By Mihir Sharma
One of India’s problems is that, even as it grows richer, it struggles to change policies to match. Economic frameworks designed for when it was a much poorer country constrain and limit growth. This is particularly true of food pricing and monetary policy. Bloomberg News recently reported that officials might restructure how the government measures price increases. That would offer a chance to break out of a growth straitjacket; bureaucratic conservatism shouldn’t cause India to miss this opportunity.
Officials are depressingly hesitant to touch anything to do with food production and prices, since these are particularly sensitive politically. But they’re getting absurdly outdated now. India’s framework of agricultural subsidies, for example, was designed in the 1960s to boost domestic grain production. That may have been appropriate for a postcolonial nation subject to mass famine. But it isn’t right for an industrializing, food-surplus nation that needs stable vegetable prices instead.
Policymakers face a version of this dilemma when it comes to the monetary target. About a decade ago, the Reserve Bank of India was formally mandated to target 4 per cent inflation. Since then, the nation — once subject to major inflation scares — has broadly managed to keep prices under control. That was underlined earlier this week when the consumer price index for July was released, showing that inflation was below the RBI’s target and the lowest it has been since before the pandemic. Understandably, few want to mess with a system that seems to be working.
But they may need to. The government’s chief economist argued in his primary policy document last month that it makes sense for food prices to be cut out of the central bank’s inflation target.
His point was simple but persuasive: Monetary policy cannot fix supply-side problems. It is meant to address short-term problems with aggregate demand. But food prices in India respond to various rigidities in the economy that are all about the supply side. Grain prices depend on how much the government mandates farmers should be paid. Supply chains for vegetables and proteins are fragmentary, and cause prices to oscillate sharply in response to temporary problems of availability and transport. The chief economist’s argument, therefore, makes a certain sense.
The costs of ignoring his reasoning are high. Since it targets an inflation index that includes volatile food prices, the RBI constantly keeps rates higher for longer than it needs to. Core inflation — excluding food and fuel — has been well below the 4 per cent rate for some time.

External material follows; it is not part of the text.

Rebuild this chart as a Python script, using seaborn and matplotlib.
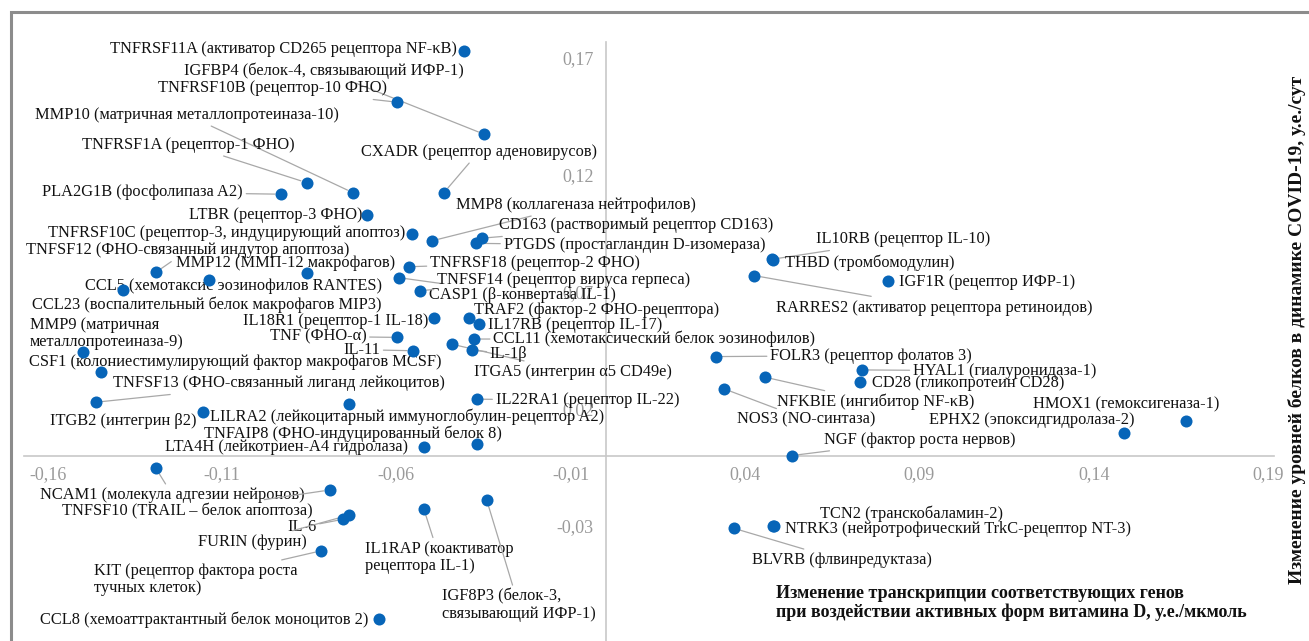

But the central bank hasn’t cut rates, because Indian food prices have been higher than global peers. In recent weeks, food inflation has declined not thanks to any change in policy or demand, but purely because a summer heat wave has abated. Even so, we will likely have to wait a few more months for the central bank to respond. The RBI’s rate-setting panel has met nine straight times now without a cut. Each week that an economy starved of investible funds has to endure a higher-than-necessary real interest rate can be measured in lost profits, growth, and jobs.
The argument against change is equally simple: As long as food prices affect Indians’ expectations of future inflation, they can’t be excluded from the RBI’s calculus. This is essentially what the central bank governor insisted last week. He worries that the RBI’s credibility depends on responding to the overall price level, not just to core inflation. This is true, too.
But the governor also made one fatal, incorrect assumption. And that is that India’s consumer price index, and thus his mandate, fairly weight food prices. In fact, the index — based on surveys conducted in 2011-12 — is overweight food, which comprises 45 per cent of the basket. Like the agricultural policy, its composition reflects the notion that India is barely more than a subsistence economy. With every passing year, that view is more outdated.
India’s CPI does indeed need restructuring, and urgently. Many of the nation’s inflation-targeting peers in the emerging world do better than us. Consider, for example, Indonesia. It has similar problems when it comes to volatile food prices; but, food also has a far lower weight in that country’s CPI. More importantly, that weight is constantly revised to reflect reality; every few years, its statisticians survey actual household consumption in hundreds of towns and cities, and reweight the index accordingly. This, surely, isn’t too much to ask of their counterparts in New Delhi and Mumbai.
If we don’t, then India will continue with a central bank that uses monetary policy to target a price index over half of which it can have no control. Is it any wonder that the RBI is consistently behind the curve?